Kaggle Titanic with Alteryx and Tableau
The titanic dataset is one of the most common dataset introductory data science and it is a great start to a the Kaggle competition circle. While there is no prize for this competition it is a good knowledge and experience builder.
As with any data science project the first step is to understand what data set you are looking at. This is often achieved through Exploratory Data Analysis, an area where Tableau Shines.
On initial analysis of the we can see that one of the likely key factors will be Sex (Women and Children first) along with socio-economic status (passenger class). Something else that may help is the size of the family (bigger families tend to have lower survival rates) but that could be more related to the socio-economic status again (lower classes tend have more children) so keeping an eye on the correlations between those variables will be important. We can leverage Alteryx to look at the correlations that can be found across the data set.
When looking at the static report produced by Alteryx we get confirmation of what we saw in our Tableau EDA where the sex (0.54) and Pclass (-0.36) has a strong correlation with survival. Taking a moment to interpret the output, females are coded as 1 so positive value indicates females survive more, while the negative value for Pclass shows 1st class passengers survive more. Digging deeper we see a strong relationship between Pclass and Fare (1st class tickets cost more), and a reasonable relationship between Pclass and Age (1st class passengers are generally older).
What this is telling us is that there are a few key variables with other supporting, and potentially colinear variables that we need to consider how to treat.
The last thing I want to highlight is the field summary output from the field summary tool, it shows an overview of the distribution for each field.
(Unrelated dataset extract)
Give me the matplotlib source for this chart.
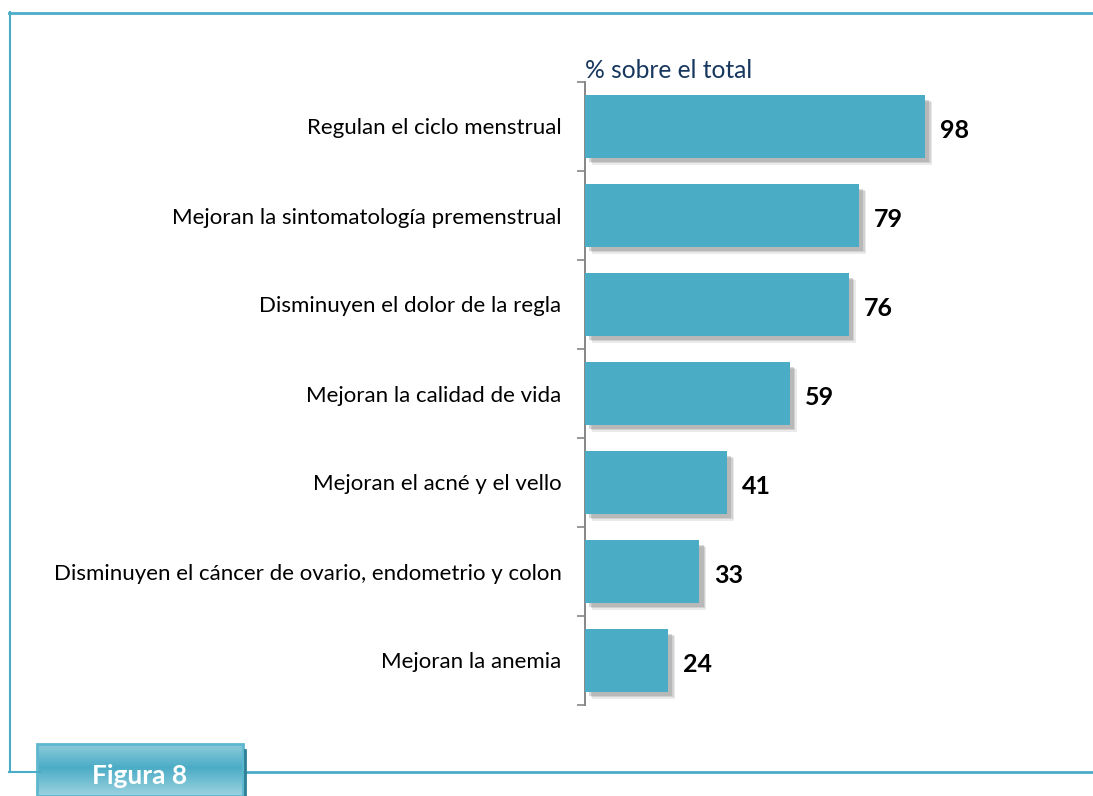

In addition to the distribution, we will need to consider the missing values from the Age, cabin and embarked fields. When trying to build out our predictive models these missing values will cause issues in the training process and prevent us from making a good model. How we address these missing fields will change how we are going to produce a model, for example replacing the missing ages with a simple mean or median could add a bias into our model and change our predictions. Making that substitution isn’t necessarily wrong, but we will need to investigate and justify if it will hold up.
There are a number of other things that would need to be explored to understand the relationships between all the different factors but I will leave that to you. Till next time good luck.